Tak hanya masker, Payou kini berfokus pada fashion craft, khususnya outer dengan sentuhan sulam tangan dan batik tulis. Rini juga aktif dalam komunitas UMKM di Cimahi dan bergabung dalam program binaan BRI serta Dinas Koperasi dan UMKM. “Kami tergabung dalam kelompok UMKM untuk berinovasi, terutama dalam membantu sesama pelaku usaha kecil,” katanya.

Terkait omzet, saat ini masih tentatif Rp 10 sampai 20 juta karena belum stabil. Namun, Rini bersyukur bisa mempekerjakan pekerja tetap ada 4 orang. Serta, mempekerjakan ibu-ibu tetangga rumah saat pesanan banyak berdatagan.
"Alhamdulillah, kami bisa memberdayakan ibu-ibu disekitar rumah kalau permintaan naik seperti sekarang mau lebaran ini," katanya.

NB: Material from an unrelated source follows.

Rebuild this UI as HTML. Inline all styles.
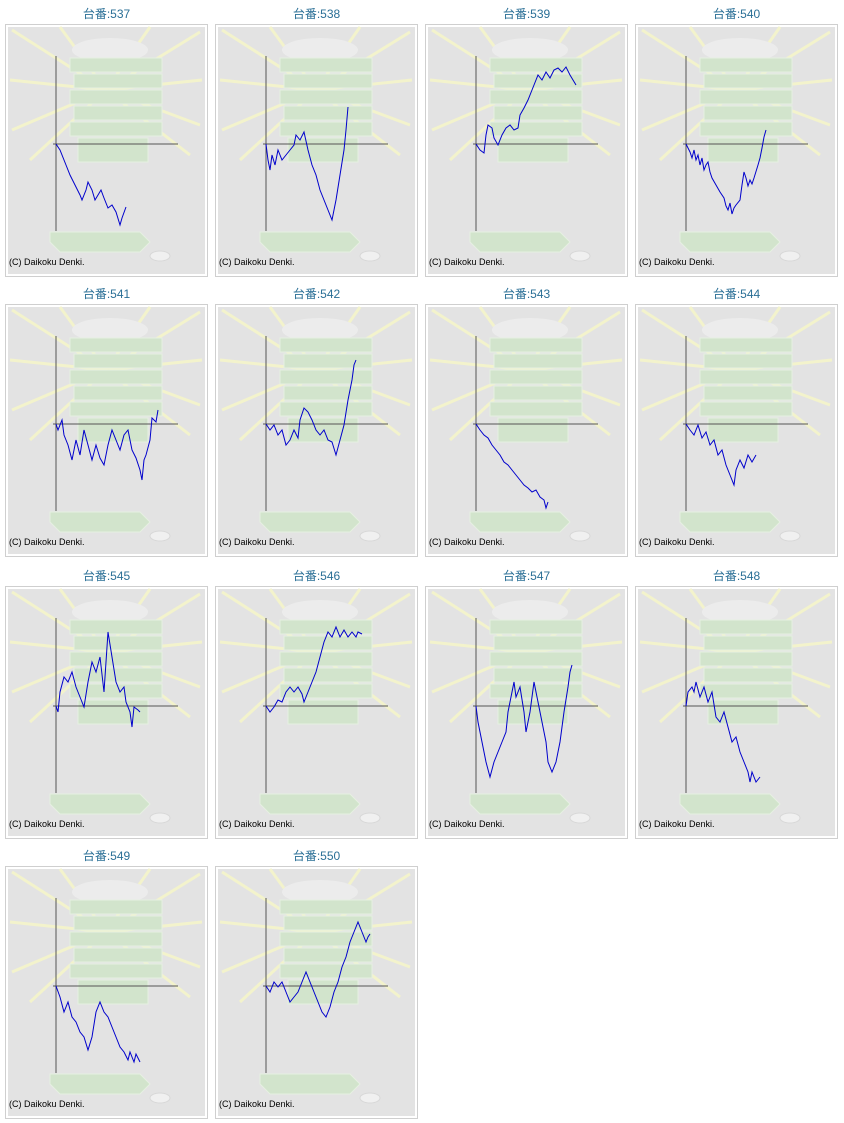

Rini mengatakan, ia terus berinovasi dalam industri fashion berbasis kriya. Salah satunya, dengan memadukan teknik sulam benang Sashiko dan batik. Sehingga, bisa menghadirkan produk handmade eksklusif yang kini diminati hingga mancanegara.
Keunikan produk Payou terletak pada penggunaan bahan ramah lingkungan. Rini memanfaatkan limbah kain dan teknik eco-print untuk membuat produk fashionnya. “Awalnya, saya punya banyak kain sisa dari produksi mukena katun Jepang. Sayang jika dibuang, akhirnya saya mengikuti pelatihan dari Dekranasda Jabar dan mulai membuat produk berbasis eco-print serta memanfaatkan limbah kain,” kata Rini.
Rini menjelaskan, limbah kain perca di tangannya bisa menjadi banyak produk. Di antaranya,

menjadi lukisan Kimekomi. Yakni, teknik membuat lukisan dari kain perca dengan cara diselipkan tak dijahit. Selain itu, membuat batik cap tulis menggunakan bahan limbah kardus dan kain perca tenun sampai ke sekecil-kecilnya.
Menurut Rini, ia memanfaatkan limbah kain dan limbah kardus untuk membuat sebuah produk karena ingin melestarikan lingkungan dengan mengurangi sampah. Meskipun kontribusinya kecil, ia ingin turut berkontribusi mengurangi limbah terutama limbah kain.
"Karena ternyata, sayang banget kalau tidak dimanfaatkan ada nilai jualnya. Meskipun, pengerjaannya pastinya cukup telaten karena harus dicocok-cocokan motifnya," katanya.